I’d like to say I choose fresh chilli every time as it adds a sweeter, cleaner and more colourful note than its dried compadre but cooking the recipe on a cliff top, a wilderness beach or near to wherever clams like to hang out can often preclude such luxuries. The little critters often choose to live far from the high street.
The beach I choose to collect clams from is covered twice a day by the tide and, when exposed every six hours I take the opportunity to go clam hunting with a rake head, attached to a dissembled paddle end, which makes for the perfect tool. Clams live 6 to 12 inches below the beach surface and are easily found with a little hard raking.
Open or broken clams should be discarded and, after an hour at work, I often have a small bucket full or enough to feed at least three people.
Preparation: Clams should be washed in fresh water first and broken clams discarded.
Cooking: Garlic and fresh chilli are softened in a pan at first. The olive oil and softened garlic and chilli is then joined by the wild fresh clams and white wine and left to steam until the shells open. The whole pan is then tossed with spaghetti (allow the spaghetti to sit in the sauce and on the heat for a couple of minutes for the flavours to be absorbed), sprinkle with fresh chopped parsley (in May and June we garnish with wild garlic leaves), and serve – it’s as easy as that.

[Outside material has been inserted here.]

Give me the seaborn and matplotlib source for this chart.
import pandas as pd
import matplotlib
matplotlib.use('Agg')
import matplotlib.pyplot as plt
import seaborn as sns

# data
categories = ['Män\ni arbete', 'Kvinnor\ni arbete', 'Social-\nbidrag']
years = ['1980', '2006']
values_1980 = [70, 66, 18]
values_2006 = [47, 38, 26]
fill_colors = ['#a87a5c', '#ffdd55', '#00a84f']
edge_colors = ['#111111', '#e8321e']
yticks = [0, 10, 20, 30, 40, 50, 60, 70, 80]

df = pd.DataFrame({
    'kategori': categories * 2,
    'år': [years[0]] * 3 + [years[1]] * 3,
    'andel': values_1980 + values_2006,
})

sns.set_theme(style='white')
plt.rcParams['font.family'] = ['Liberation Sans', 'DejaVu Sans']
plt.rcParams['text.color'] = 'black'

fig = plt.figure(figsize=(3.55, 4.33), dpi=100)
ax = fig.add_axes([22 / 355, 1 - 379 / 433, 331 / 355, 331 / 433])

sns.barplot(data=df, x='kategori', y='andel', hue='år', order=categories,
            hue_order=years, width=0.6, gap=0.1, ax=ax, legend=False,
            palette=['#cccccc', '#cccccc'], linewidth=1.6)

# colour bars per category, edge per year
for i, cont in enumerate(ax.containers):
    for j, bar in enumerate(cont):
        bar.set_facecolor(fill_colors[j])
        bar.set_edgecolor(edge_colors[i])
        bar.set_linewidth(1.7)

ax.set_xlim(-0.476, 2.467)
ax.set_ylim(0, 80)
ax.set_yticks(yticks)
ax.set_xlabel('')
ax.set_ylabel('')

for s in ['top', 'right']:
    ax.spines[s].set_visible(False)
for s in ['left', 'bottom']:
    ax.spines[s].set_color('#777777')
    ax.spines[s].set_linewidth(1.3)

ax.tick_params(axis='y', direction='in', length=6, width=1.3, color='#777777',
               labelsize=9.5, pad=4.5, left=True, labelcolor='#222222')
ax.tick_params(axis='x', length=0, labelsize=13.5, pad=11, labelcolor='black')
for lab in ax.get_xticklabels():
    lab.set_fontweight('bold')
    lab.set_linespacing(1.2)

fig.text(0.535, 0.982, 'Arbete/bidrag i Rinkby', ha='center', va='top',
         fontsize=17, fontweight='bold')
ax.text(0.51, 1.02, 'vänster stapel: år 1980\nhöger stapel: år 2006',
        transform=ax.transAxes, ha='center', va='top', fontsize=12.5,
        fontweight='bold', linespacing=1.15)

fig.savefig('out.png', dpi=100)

Vongole is an age-old traditional peasants dish and, on Octane wilderness expeditions, we eat it like peasants – on a cliff top, on a beach, in the baking sun and in the howling wind.
We catch it, we cook it and, against all the odds, when we eat it, it’s better than any chef of the celebrity moment big city restaurant gastro themed zeitgeist hype. And, when done with eating the world’s freshest seafood, we forego the Uber taxi home for another night of mediocrity underneath the Milky Way.